The makers of the new Netflix documentary “The Social Dilemma” knew something was wrong with the opinions of Americans after they did a documentary on climate change a few years ago.
They discovered while showing their 2012 film “Chasing Ice” that viewers had more than just divergent opinions about climate change, but different grasps of the facts that have led to it.
That experience spurred those Colorado film makers to delve into what was driving those diverging viewpoints, and it quickly led them to social media companies, and the algorithms they use to match users with advertising material.
“We started to hear from (Big Tech workers) that the way that the technology is designed is affecting society at scale in negative ways,” Jeff Orlowski, director of the documentary, said at a roundtable discussion on the film with Mesa County residents at Colorado Mesa University earlier this month.
“There was a concept called a filter bubble that we learned about back then where people were getting different types of information based on what the algorithms were trying to feed you individually,” he said. “We are all getting personalized (news) feeds. News should be like a shared, central truth. Everyone with there own personal news feed is on their own personal island. Our ideas, our thoughts are changing based on what the algorithms show us every day.”
While the film outlines the problem, the solution to it isn’t an easy one to find.
Lawmakers in Congress and several state legislatures around the nation are struggling with what to do about it, introducing bills that try to address the root causes of the problem.
Surveys show that an equal percentage of Republican and Democratic voters believe something needs to be done with regulating such companies as Facebook, YouTube, Twitter and Google, but few agree on exactly what.
A recent Gallup poll released last month showed that roughly half of Americans now believe the industry needs to be regulated, but not for the same reasons.
For Republicans, one main consternation is a belief that social media companies are biased against conservatives, and move to censure their messages or block them altogether, the survey showed.
For Democrats, the companies have gotten too big, and the power that they wield needs to be limited.
Several members of Congress have tried to address the matter in recent years, none going anywhere.
Currently, there are several measures in Congress aimed at big tech, including a bill to strengthen the nation’s anti-trust laws that could force them to break into smaller, individual companies.

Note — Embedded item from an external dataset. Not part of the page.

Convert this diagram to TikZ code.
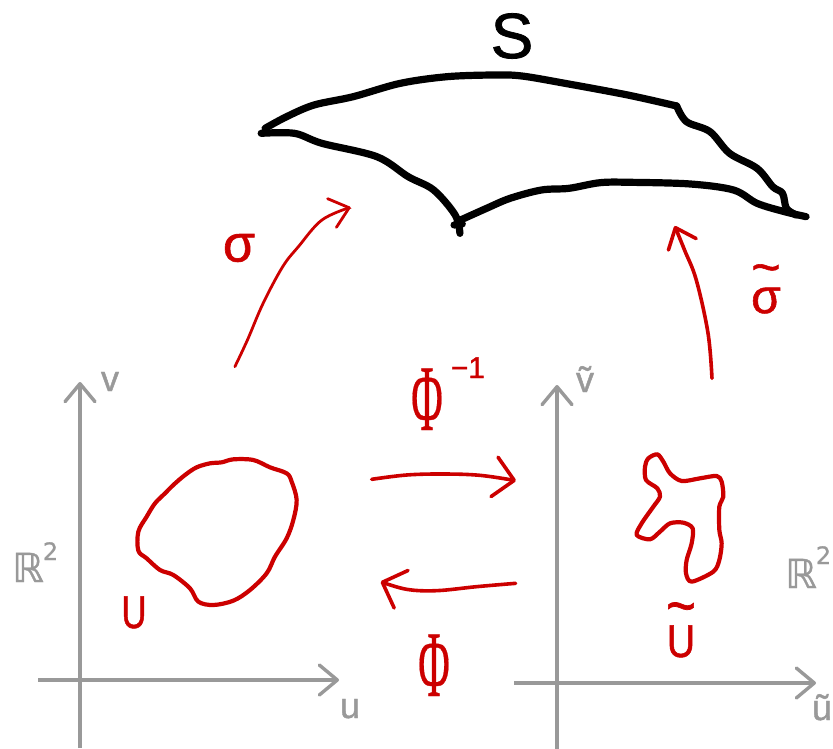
\documentclass[tikz,border=0pt]{standalone}
\usepackage{fontspec}
\setmainfont[FakeBold=1.2]{Liberation Sans}
\newfontfamily\phifont[FakeBold=0.4]{Liberation Serif}
\newfontfamily\symfont[FakeBold=1]{DejaVu Sans}
\usetikzlibrary{arrows.meta}
\definecolor{penred}{HTML}{CC0000}
\definecolor{pengray}{HTML}{999999}
\tikzset{
  axisline/.style={pengray,line width=3.4pt,-{Straight Barb[length=18pt,width=30pt,round]}},
  blob/.style={penred,line width=4.2pt,line join=round},
  surf/.style={black,line width=7.2pt,line cap=round,line join=round},
  maparrow/.style={penred,line width=3.6pt,line cap=round,-{Straight Barb[length=20pt,width=40pt,round]}},
  uparrow/.style={penred,line cap=round,-{Straight Barb[length=18pt,width=30pt,round]}},
  redlabel/.style={penred,inner sep=0pt},
  graylabel/.style={pengray,inner sep=0pt},
  zA/.style={shift={(0,360)},scale=1/3},
  zB/.style={shift={(370,340)},scale=1/3},
  zC/.style={shift={(220,0)},xscale=0.392,yscale=1/3},
}
\newcommand{\bigphi}{\scalebox{.46}[1]{\fontsize{94}{94}\phifont Φ}}
\newcommand{\overtilde}[3]{\leavevmode\setbox0\hbox{#1}\hbox to \wd0{\hss\raisebox{#3}[0pt][0pt]{\fontsize{#2}{#2}\selectfont\char"7E}\hss}\kern-\wd0\box0}
\newcommand{\planelabel}[1]{\fontsize{40}{40}\symfont ℝ\kern-1pt\raisebox{#1}{\fontsize{24}{24}\symfont 2}}
\begin{document}
\begin{tikzpicture}[x=1pt,y=-1pt]
\useasboundingbox (0,0) rectangle (833,749);
% left axes
\coordinate (vlow) at (80,748); \coordinate (vtop) at (80,382);
\coordinate (ulow) at (38,680); \coordinate (utop) at (339,680);
\draw[axisline] (vlow) -- (vtop);
\draw[axisline] (ulow) -- (utop);
% right axes
\coordinate (twlow) at (557,749); \coordinate (twtop) at (557,385);
\coordinate (tulow) at (514,683); \coordinate (tutop) at (816,683);
\draw[axisline] (twlow) -- (twtop);
\draw[axisline] (tulow) -- (tutop);
% U
\begin{scope}[zA]
\draw[blob] plot[smooth cycle,tension=.55] coordinates {(415,515)(440,470)(465,430)(495,400)(520,375)(555,345)(590,322)(630,310)(665,307)(700,298)(760,300)(810,322)(860,340)(875,365)(890,420)(880,480)(860,535)(825,590)(800,640)(750,690)(700,722)(640,735)(595,725)(570,685)(520,645)(480,630)(440,595)(415,572)};
\end{scope}
% U tilde
\begin{scope}[zB]
\draw[blob] plot[smooth cycle,tension=.5] coordinates {(828,420)(825,380)(835,355)(862,343)(880,365)(900,400)(935,423)(990,415)(1040,408)(1055,425)(1060,470)(1048,500)(1048,570)(1055,610)(1048,660)(1030,695)(965,725)(948,700)(950,660)(965,610)(968,565)(940,548)(900,550)(870,575)(840,598)(800,585)(815,550)(850,500)(870,470)(862,445)};
\coordinate (phiA) at (5,418); \coordinate (phiB) at (438,422);
\coordinate (invA) at (437,730); \coordinate (invB) at (32,725);
\draw[maparrow] plot[smooth,tension=.6] coordinates {(phiA)(110,405)(220,402)(330,406)(phiB)};
\draw[maparrow] plot[smooth,tension=.6] coordinates {(invA)(320,740)(200,752)(110,748)(invB)};
\end{scope}
% surface S
\begin{scope}[zC]
\coordinate (sA) at (115,385); \coordinate (sB) at (1165,318); \coordinate (sC) at (1495,650); \coordinate (sD) at (610,662); \coordinate (sE) at (105,400); \coordinate (sF) at (612,700);
\coordinate (sG) at (597,675); \coordinate (sH) at (618,672);
\draw[surf] plot[smooth,tension=.55] coordinates {(sA)(170,350)(240,315)(340,290)(460,250)(580,230)(700,225)(770,228)(880,250)(1040,285)(sB)};
\draw[surf] plot[smooth,tension=.55] coordinates {(sB)(1190,365)(1250,395)(1300,460)(1370,505)(1410,560)(1435,580)(1445,625)(1470,645)};
\draw[surf] plot[smooth,tension=.55] coordinates {(sC)(1440,635)(1370,610)(1310,570)(1200,552)(1050,547)(970,548)(890,565)(820,570)(740,595)(680,625)(sD)};
\draw[surf] plot[smooth,tension=.55] coordinates {(sE)(190,400)(260,430)(400,470)(480,530)(545,570)(600,645)(sF)};
\draw[surf] (sG) -- (sH);
% maps to the surface
\coordinate (sigA) at (38,1100); \coordinate (sigB) at (333,622);
\coordinate (tsigA) at (1255,1135); \coordinate (tsigB) at (1160,678);
\draw[uparrow,line width=2.8pt] plot[smooth,tension=.6] coordinates {(sigA)(70,1020)(110,910)(160,800)(200,740)(260,660)(sigB)};
\draw[uparrow,line width=3.6pt] plot[smooth,tension=.6] coordinates {(tsigA)(1245,1000)(1215,840)(1185,750)(tsigB)};
\end{scope}
% labels
\node[inner sep=0pt,font=\fontsize{64}{64}\selectfont] (S) at (512,36) {S};
\node[redlabel,font=\fontsize{52}{52}\selectfont] (sig) at (239,248) {σ};
\node[redlabel,font=\fontsize{48}{48}\selectfont,anchor=base] (tsig) at (766,313) {\overtilde{σ}{50}{29pt}};
\node[redlabel,anchor=base west] (phiinv) at (411,430) {\bigphi\kern8pt\raisebox{52pt}{\fontsize{30}{30}\selectfont −1}};
\node[redlabel,anchor=base] (phi) at (434,696) {\bigphi};
\node[redlabel,anchor=base] (U) at (134,628) {\scalebox{.75}[1]{\fontsize{46}{46}\selectfont U}};
\node[redlabel,anchor=base] (tU) at (681,657) {\scalebox{.85}[1]{\fontsize{46}{46}\selectfont\overtilde{U}{60}{31pt}}};
\node[graylabel,anchor=base west] (R1) at (12,582) {\planelabel{22pt}};
\node[graylabel,anchor=base west] (R2) at (785,588) {\planelabel{24pt}};
\node[graylabel,font=\fontsize{36}{36}\selectfont,anchor=base] (lv) at (110,391) {v};
\node[graylabel,font=\fontsize{36}{36}\selectfont,anchor=base] (ltv) at (585,392) {ṽ};
\node[graylabel,font=\fontsize{36}{36}\selectfont,anchor=base] (lu) at (350,718) {u};
\node[graylabel,font=\fontsize{36}{36}\selectfont,anchor=base] (ltu) at (822,720) {ũ};
\end{tikzpicture}
\end{document}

U.S. Rep. Ken Buck, a Colorado Republican who represents the state’s 4th Congressional District, has introduced several measures aimed at big tech, too. Earlier this month, he and U.S. Rep. David Cicilline, D-R.I., introduced a bill that would allow small news outlets to band together to negotiate better news-sharing and advertising agreements with large online platforms.
Buck and others also are addressing anti-trust matters with social media companies, along with strengthening the nation’s merger laws to help stop them from getting bigger.
In December, the Federal Trade Commission and 46 states filed a lawsuit against Facebook for buying out competitors Instagram and WhatsApp over the last decade, saying that social media company has a history of buying out competitors.
“A bipartisan group of state attorneys general have filed this action against Facebook because its campaign of promising to buy or bury competitive threats has undermined competition, harmed consumers and thwarted innovation,” said Colorado Attorney General Phil Weiser when the state joined the lawsuit. “Facebook’s dominance in the social network marketplace can only be challenged once its anti-competitive actions have been addressed and remedied.”
In the Colorado Legislature, Sen. Kerry Donovan, D-Vail, introduced a bill aimed at regulating digital communications that operate in the state even if they are based elsewhere in the nation.
It would have targeted any unfair or discriminatory practices, release or sharing of personal information or using facial recognition or other tracking software.
But because of the complexity of the bill and wide opposition to it, Donovan had it amended to create a special panel to study the matter instead, and come up with a different solution by next year’s legislative session.
The Colorado Senate gave that revised measure, SB132, its preliminary approval on Friday. It requires a final Senate vote, which is expected to happen this week, before it can head to the House.
All of those measures, however, don’t get at the one federal law many credit with allowing social media companies to operate as they have. That’s known as Section 230 of the federal Communications Decency Act, the same section of law that President Donald Trump wanted Congress to eliminate before he left office earlier this year.
Under it, social media companies are considered to be distributors of news and information, rather than publishers of it. As a result, they are immune from libel lawsuits when users post inaccurate or false claims.
Congressional members continue to toy with the idea of amending or eliminating that section, but some believe doing so would solve the issue because the social media companies would be forced to curb misinformation and fake news or face costly lawsuits.
“From privacy violations to harming children to suppression of speech, the ramifications are very real,” U.S. Sen. Josh Hawley, R-Mo., said when he introduced a bill last summer to remove Section 230 immunity. “These kinds of manipulative ads are not what Congress had in mind when passing Section 230, and now is the time to put a stop to this abuse.”